### Given data ###

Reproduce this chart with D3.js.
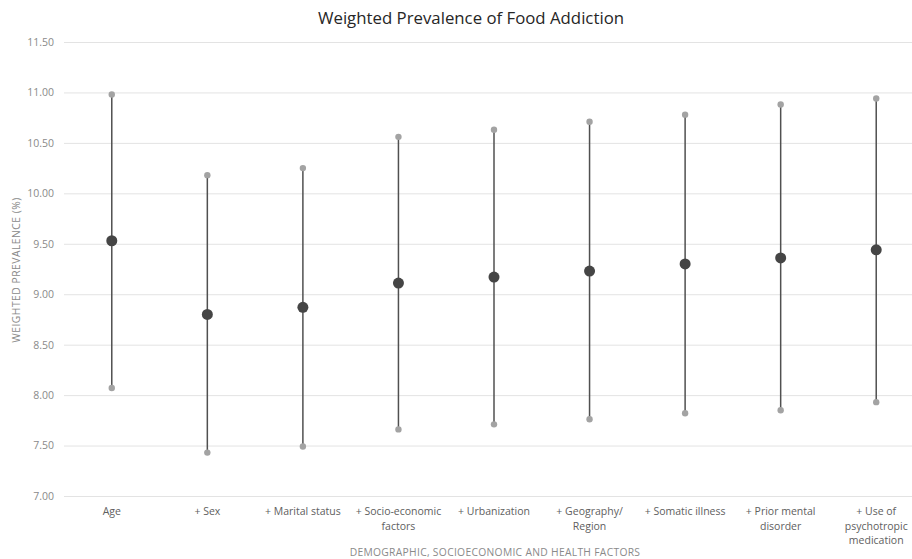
<!DOCTYPE html>
<html>
<head>
<meta charset="utf-8">
<script src="https://cdn.jsdelivr.net/npm/d3@7"></script>
<style>
  html, body { margin: 0; padding: 0; background: #fff; }
  svg { display: block; }
</style>
</head>
<body>
<svg id="chart" width="912" height="559"></svg>
<script>
// Models with progressively added covariates
const categories = [
  "Age", "+ Sex", "+ Marital status", "+ Socio-economic\nfactors", "+ Urbanization",
  "+ Geography/\nRegion", "+ Somatic illness", "+ Prior mental\ndisorder", "+ Use of\npsychotropic\nmedication"
];
// Weighted prevalence estimate (%) and its confidence bounds
const estimate = [9.53, 8.80, 8.87, 9.11, 9.17, 9.23, 9.30, 9.36, 9.44];
const upper    = [10.98, 10.18, 10.25, 10.56, 10.63, 10.71, 10.78, 10.88, 10.94];
const lower    = [8.07, 7.43, 7.49, 7.66, 7.71, 7.76, 7.82, 7.85, 7.93];
const yTicks   = [7.0, 7.5, 8.0, 8.5, 9.0, 9.5, 10.0, 10.5, 11.0, 11.5];

const font = "'Open Sans', 'Liberation Sans', sans-serif";
const svg = d3.select("#chart");

const x = d3.scaleBand().domain(categories).range([64, 924]);
const y = d3.scaleLinear().domain([7, 11.5]).range([496, 42]);

// Title
svg.append("text")
  .attr("x", 471).attr("y", 24)
  .attr("text-anchor", "middle")
  .attr("font-family", font).attr("font-size", 16.8)
  .attr("fill", "#262626")
  .text("Weighted Prevalence of Food Addiction");

// Horizontal gridlines and y tick labels
const yAxis = d3.axisLeft(y).tickValues(yTicks).tickFormat(d3.format(".2f"))
  .tickSize(-(x.range()[1] - x.range()[0])).tickPadding(10);
const gy = svg.append("g").attr("transform", "translate(64,0)").call(yAxis);
gy.select(".domain").remove();
gy.selectAll(".tick line").attr("stroke", "#e3e3e3").attr("stroke-width", 1);
gy.selectAll(".tick text")
  .attr("font-family", font).attr("font-size", 10.5).attr("fill", "#8a8a8a");

// Category labels (multi-line)
const xAxis = d3.axisBottom(x).tickSize(0).tickPadding(0).tickFormat("");
const gx = svg.append("g").attr("transform", "translate(0,496)").call(xAxis);
gx.select(".domain").remove();
gx.selectAll(".tick").each(function(d) {
  const t = d3.select(this).append("text")
    .attr("text-anchor", "middle")
    .attr("font-family", font).attr("font-size", 10.5).attr("fill", "#606060");
  d.split("\n").forEach((line, i) => {
    t.append("tspan").attr("x", 0).attr("y", 19 + i * 14.5).text(line);
  });
});

// Axis titles
svg.append("text")
  .attr("transform", "translate(20,270) rotate(-90)")
  .attr("text-anchor", "middle")
  .attr("font-family", font).attr("font-size", 10.3).attr("fill", "#8a8a8a")
  .attr("letter-spacing", 0.5)
  .text("WEIGHTED  PREVALENCE (%)");
svg.append("text")
  .attr("x", 495).attr("y", 556)
  .attr("text-anchor", "middle")
  .attr("font-family", font).attr("font-size", 10.3).attr("fill", "#8a8a8a")
  .attr("letter-spacing", 0.3)
  .text("DEMOGRAPHIC, SOCIOECONOMIC AND HEALTH FACTORS");

// Interval lines, bounds and estimates
const cx = i => x(categories[i]) + x.bandwidth() / 2;
const g = svg.append("g");
categories.forEach((c, i) => {
  g.append("line")
    .attr("x1", cx(i)).attr("x2", cx(i))
    .attr("y1", y(upper[i])).attr("y2", y(lower[i]))
    .attr("stroke", "#505050").attr("stroke-width", 1.5);
  g.append("circle").attr("cx", cx(i)).attr("cy", y(upper[i])).attr("r", 3.2).attr("fill", "#a3a3a3");
  g.append("circle").attr("cx", cx(i)).attr("cy", y(lower[i])).attr("r", 3.2).attr("fill", "#a3a3a3");
  g.append("circle").attr("cx", cx(i)).attr("cy", y(estimate[i])).attr("r", 5.5).attr("fill", "#454545");
});
</script>
</body>
</html>
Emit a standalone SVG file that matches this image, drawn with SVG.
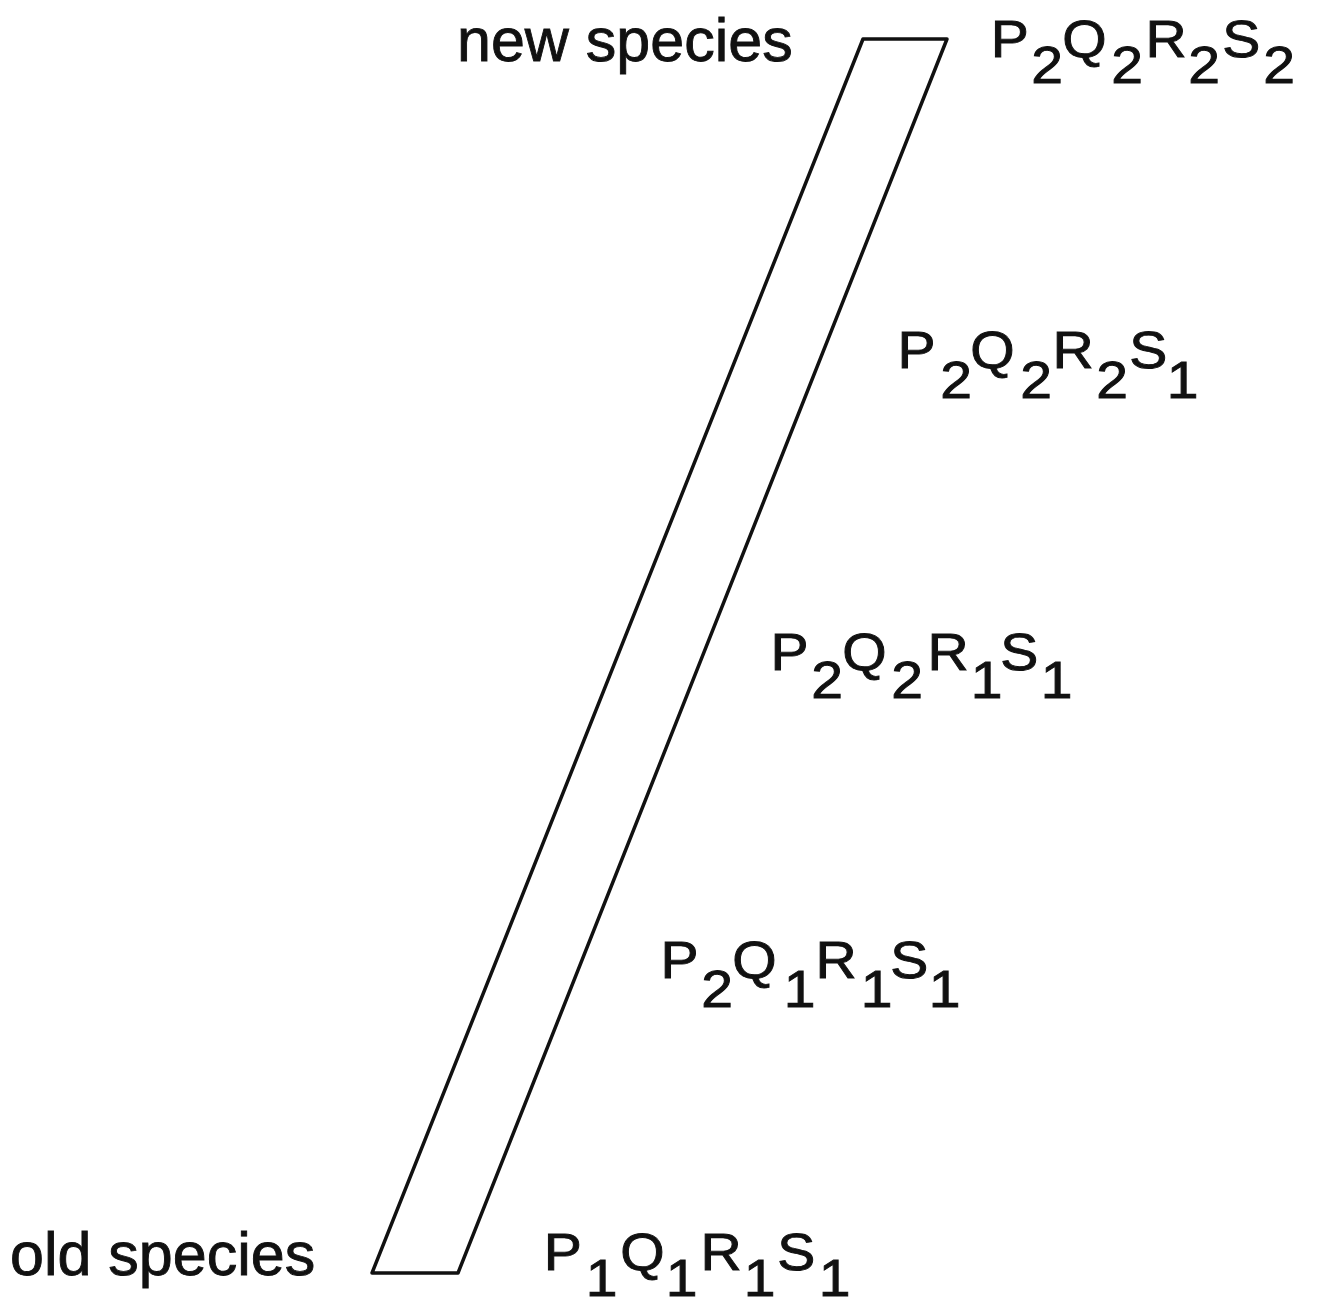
<svg xmlns="http://www.w3.org/2000/svg" width="1317" height="1303" viewBox="0 0 1317 1303">
<style>
.lbl{font-family:"Liberation Sans",Arial,sans-serif;font-size:61px;fill:#111;stroke:#111;stroke-width:0.9px}
.f{font-family:"Liberation Sans",Arial,sans-serif;font-size:51px;fill:#111;stroke:#111;stroke-width:0.9px}
.band{fill:none;stroke:#111;stroke-width:3.5;stroke-linejoin:round}
</style>
<rect width="1317" height="1303" fill="#fff"/>
<g id="band"><polygon class="band" points="863,39 947,39 458,1273 372,1273"/></g>
<g id="labels">
<text id="new-species" class="lbl" x="457" y="61">new species</text>
<text id="old-species" class="lbl" x="10" y="1275">old species</text>
</g>
<g id="formulas" transform="scale(1.12,1)">
<text id="f1" class="f"><tspan x="884.5" y="57">P</tspan><tspan x="920.8" y="83">2</tspan><tspan x="948.5" y="57">Q</tspan><tspan x="992.2" y="83">2</tspan><tspan x="1022.8" y="57">R</tspan><tspan x="1061" y="83">2</tspan><tspan x="1091.3" y="57">S</tspan><tspan x="1128" y="83">2</tspan></text>
<text id="f2" class="f"><tspan x="801.4" y="368">P</tspan><tspan x="839.6" y="398">2</tspan><tspan x="866.3" y="368">Q</tspan><tspan x="911" y="398">2</tspan><tspan x="939.7" y="368">R</tspan><tspan x="978.8" y="398">2</tspan><tspan x="1008.3" y="368">S</tspan><tspan x="1041.7" y="398">1</tspan></text>
<text id="f3" class="f"><tspan x="688" y="670">P</tspan><tspan x="724.4" y="698">2</tspan><tspan x="752.1" y="670">Q</tspan><tspan x="795.8" y="698">2</tspan><tspan x="828.1" y="670">R</tspan><tspan x="866.7" y="698">1</tspan><tspan x="893.1" y="670">S</tspan><tspan x="929.2" y="698">1</tspan></text>
<text id="f4" class="f"><tspan x="589.8" y="978">P</tspan><tspan x="626.2" y="1007">2</tspan><tspan x="653.8" y="978">Q</tspan><tspan x="699.7" y="1007">1</tspan><tspan x="728.1" y="978">R</tspan><tspan x="768.5" y="1007">1</tspan><tspan x="794.9" y="978">S</tspan><tspan x="829.2" y="1007">1</tspan></text>
<text id="f5" class="f"><tspan x="485.4" y="1270">P</tspan><tspan x="522.9" y="1296">1</tspan><tspan x="553.8" y="1270">Q</tspan><tspan x="594.4" y="1296">1</tspan><tspan x="625.4" y="1270">R</tspan><tspan x="664" y="1296">1</tspan><tspan x="694" y="1270">S</tspan><tspan x="731" y="1296">1</tspan></text>
</g>
</svg>
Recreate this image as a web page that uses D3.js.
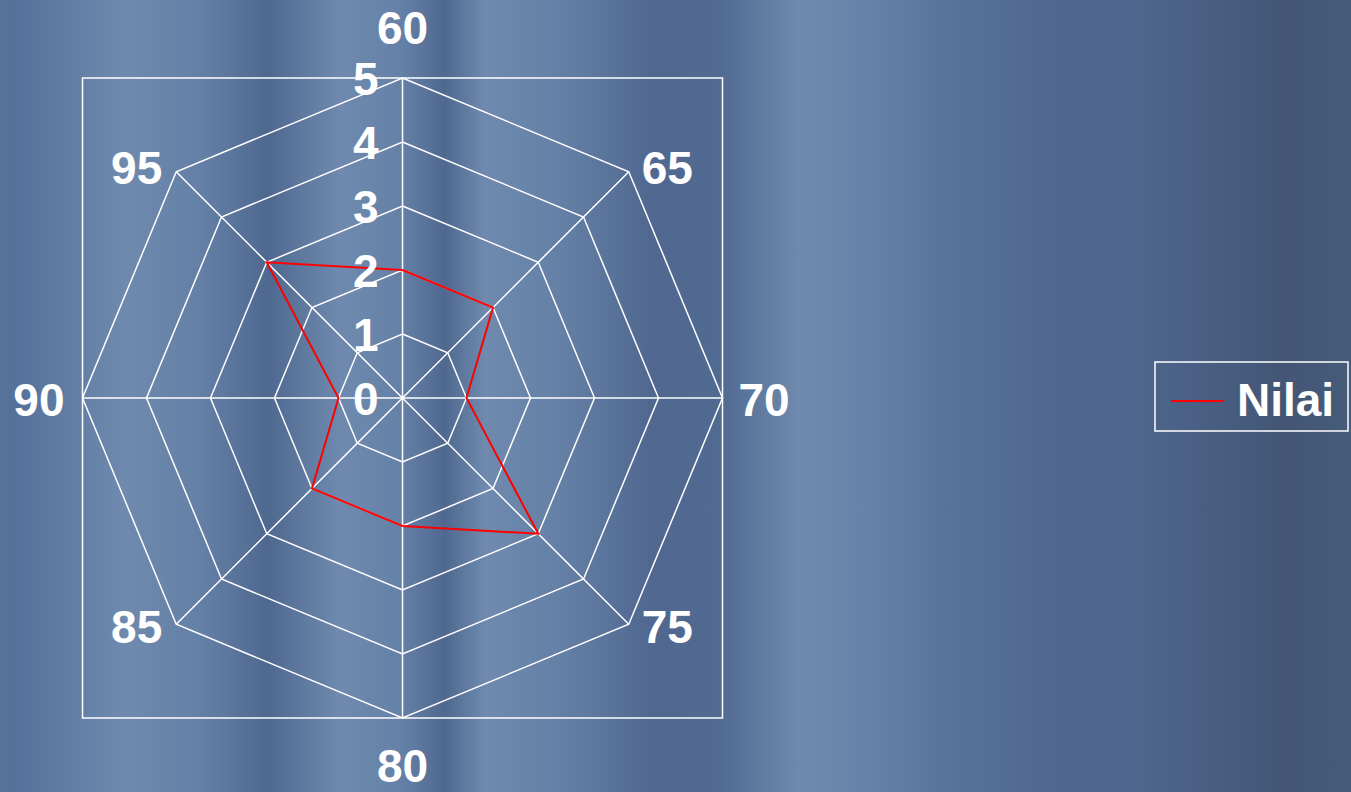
<!DOCTYPE html>
<html>
<head>
<meta charset="utf-8">
<script src="https://cdn.jsdelivr.net/npm/d3@7"></script>
<style>
  html, body { margin: 0; padding: 0; overflow: hidden; }
  svg { display: block; }
  text { font-family: "Liberation Sans", Arial, sans-serif; font-weight: bold; fill: #ffffff; }
</style>
</head>
<body>
<svg id="chart" width="1351" height="792"></svg>
<script>
// Radar categories (clockwise from top) and the single series
const categories = ["60", "65", "70", "75", "80", "85", "90", "95"];
const seriesName = "Nilai";
const values = [2, 2, 1, 3, 2, 2, 1, 3];
const radialTicks = [0, 1, 2, 3, 4, 5];

const W = 1351, H = 792;
const cx = 402.5, cy = 398, R = 320;
const FS = 46;

const svg = d3.select("#chart");

// Striped metallic background
const bgStops = [
  [0, "#587399"], [15, "#55709a"], [125, "#6f8aae"], [200, "#6580a6"],
  [268, "#4f6890"], [340, "#6f8aae"], [400, "#6681a7"], [445, "#4f6890"],
  [485, "#6f8aae"], [560, "#6580a6"], [650, "#506890"], [720, "#516a92"],
  [800, "#6f8aae"], [870, "#6782a8"], [950, "#58729a"], [1050, "#506890"],
  [1130, "#4f678e"], [1280, "#435676"], [1351, "#465a7a"]
];
const defs = svg.append("defs");
const grad = defs.append("linearGradient")
  .attr("id", "bg").attr("x1", 0).attr("x2", 1).attr("y1", 0).attr("y2", 0);
grad.selectAll("stop").data(bgStops).join("stop")
  .attr("offset", d => d[0] / W)
  .attr("stop-color", d => d[1]);
svg.append("rect").attr("width", W).attr("height", H).attr("fill", "url(#bg)");

const r = d3.scaleLinear().domain([0, 5]).range([0, R]);
const angle = d3.scalePoint().domain(categories).range([0, 2 * Math.PI * (categories.length - 1) / categories.length]);
const px = (cat, v) => cx + r(v) * Math.sin(angle(cat));
const py = (cat, v) => cy - r(v) * Math.cos(angle(cat));

const g = svg.append("g");

// Plot frame
g.append("rect")
  .attr("x", cx - R).attr("y", cy - R)
  .attr("width", 2 * R).attr("height", 2 * R)
  .attr("fill", "none").attr("stroke", "#ffffff").attr("stroke-width", 1.5);

// Octagonal grid rings
const ring = d3.line().x(d => d[0]).y(d => d[1]).curve(d3.curveLinearClosed);
g.selectAll(".ring").data(radialTicks.filter(t => t > 0)).join("path")
  .attr("d", t => ring(categories.map(c => [px(c, t), py(c, t)])))
  .attr("fill", "none").attr("stroke", "#ffffff").attr("stroke-width", 1.5);

// Spokes
g.selectAll(".spoke").data(categories).join("line")
  .attr("x1", cx).attr("y1", cy)
  .attr("x2", c => px(c, 5)).attr("y2", c => py(c, 5))
  .attr("stroke", "#ffffff").attr("stroke-width", 1.5);

// Series line
g.append("path")
  .attr("d", ring(categories.map((c, i) => [px(c, values[i]), py(c, values[i])])))
  .attr("fill", "none").attr("stroke", "#ff0000").attr("stroke-width", 2);

// Radial value labels
g.selectAll(".tick").data(radialTicks).join("text")
  .attr("x", cx - 24).attr("y", t => cy - r(t) + 17)
  .attr("text-anchor", "end")
  .attr("font-size", FS)
  .text(t => t);

// Category labels around the rim
function labelPos(c) {
  const a = angle(c);
  const vx = px(c, 5), vy = py(c, 5);
  const s = Math.round(Math.sin(a) * 100) / 100;
  const co = Math.round(Math.cos(a) * 100) / 100;
  if (s === 0 && co > 0) return { x: vx, y: vy - 34, anchor: "middle" };
  if (s === 0 && co < 0) return { x: vx, y: vy + 64, anchor: "middle" };
  if (co === 0) return s > 0 ? { x: vx + 16, y: vy + 18, anchor: "start" } : { x: vx - 18, y: vy + 18, anchor: "end" };
  const dy = co > 0 ? 12 : 19;
  return s > 0 ? { x: vx + 13, y: vy + dy, anchor: "start" } : { x: vx - 14, y: vy + dy, anchor: "end" };
}
g.selectAll(".cat").data(categories).join("text")
  .each(function (c) {
    const p = labelPos(c);
    d3.select(this).attr("x", p.x).attr("y", p.y).attr("text-anchor", p.anchor);
  })
  .attr("font-size", FS)
  .text(c => c);

// Legend
const lg = svg.append("g");
lg.append("rect")
  .attr("x", 1155).attr("y", 362).attr("width", 193).attr("height", 69)
  .attr("fill", "none").attr("stroke", "#ffffff").attr("stroke-width", 1.5);
lg.append("line")
  .attr("x1", 1171).attr("x2", 1224).attr("y1", 401).attr("y2", 401)
  .attr("stroke", "#ff0000").attr("stroke-width", 2);
lg.append("text")
  .attr("x", 1237).attr("y", 416)
  .attr("font-size", FS)
  .text(seriesName);
</script>
</body>
</html>
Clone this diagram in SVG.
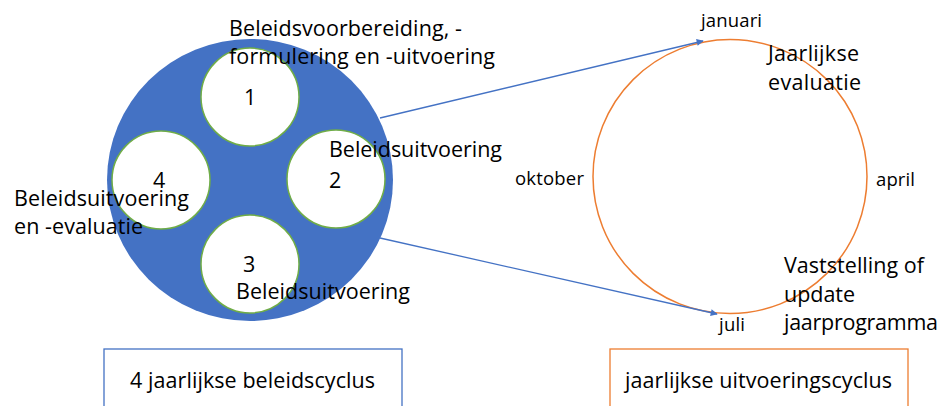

###

Exercise objective:
Omit every picture, and please return the entries exactly from the first line through the line with "Prevalence of Food", both included.

Exercise solution:
Reproduce this chart with D3.js.
<!DOCTYPE html>
<html>
<head>
<meta charset="utf-8">
<script src="https://cdn.jsdelivr.net/npm/d3@7"></script>
<style>
  html, body { margin: 0; padding: 0; background: #fff; }
  svg { display: block; }
</style>
</head>
<body>
<svg id="chart" width="912" height="559"></svg>
<script>
// Models with progressively added covariates
const categories = [
  "Age", "+ Sex", "+ Marital status", "+ Socio-economic\nfactors", "+ Urbanization",
  "+ Geography/\nRegion", "+ Somatic illness", "+ Prior mental\ndisorder", "+ Use of\npsychotropic\nmedication"
];
// Weighted prevalence estimate (%) and its confidence bounds
const estimate = [9.53, 8.80, 8.87, 9.11, 9.17, 9.23, 9.30, 9.36, 9.44];
const upper    = [10.98, 10.18, 10.25, 10.56, 10.63, 10.71, 10.78, 10.88, 10.94];
const lower    = [8.07, 7.43, 7.49, 7.66, 7.71, 7.76, 7.82, 7.85, 7.93];
const yTicks   = [7.0, 7.5, 8.0, 8.5, 9.0, 9.5, 10.0, 10.5, 11.0, 11.5];

const font = "'Open Sans', 'Liberation Sans', sans-serif";
const svg = d3.select("#chart");

const x = d3.scaleBand().domain(categories).range([64, 924]);
const y = d3.scaleLinear().domain([7, 11.5]).range([496, 42]);

// Title
svg.append("text")
  .attr("x", 471).attr("y", 24)
  .attr("text-anchor", "middle")
  .attr("font-family", font).attr("font-size", 16.8)
  .attr("fill", "#262626")
  .text("Weighted Prevalence of Food Addiction");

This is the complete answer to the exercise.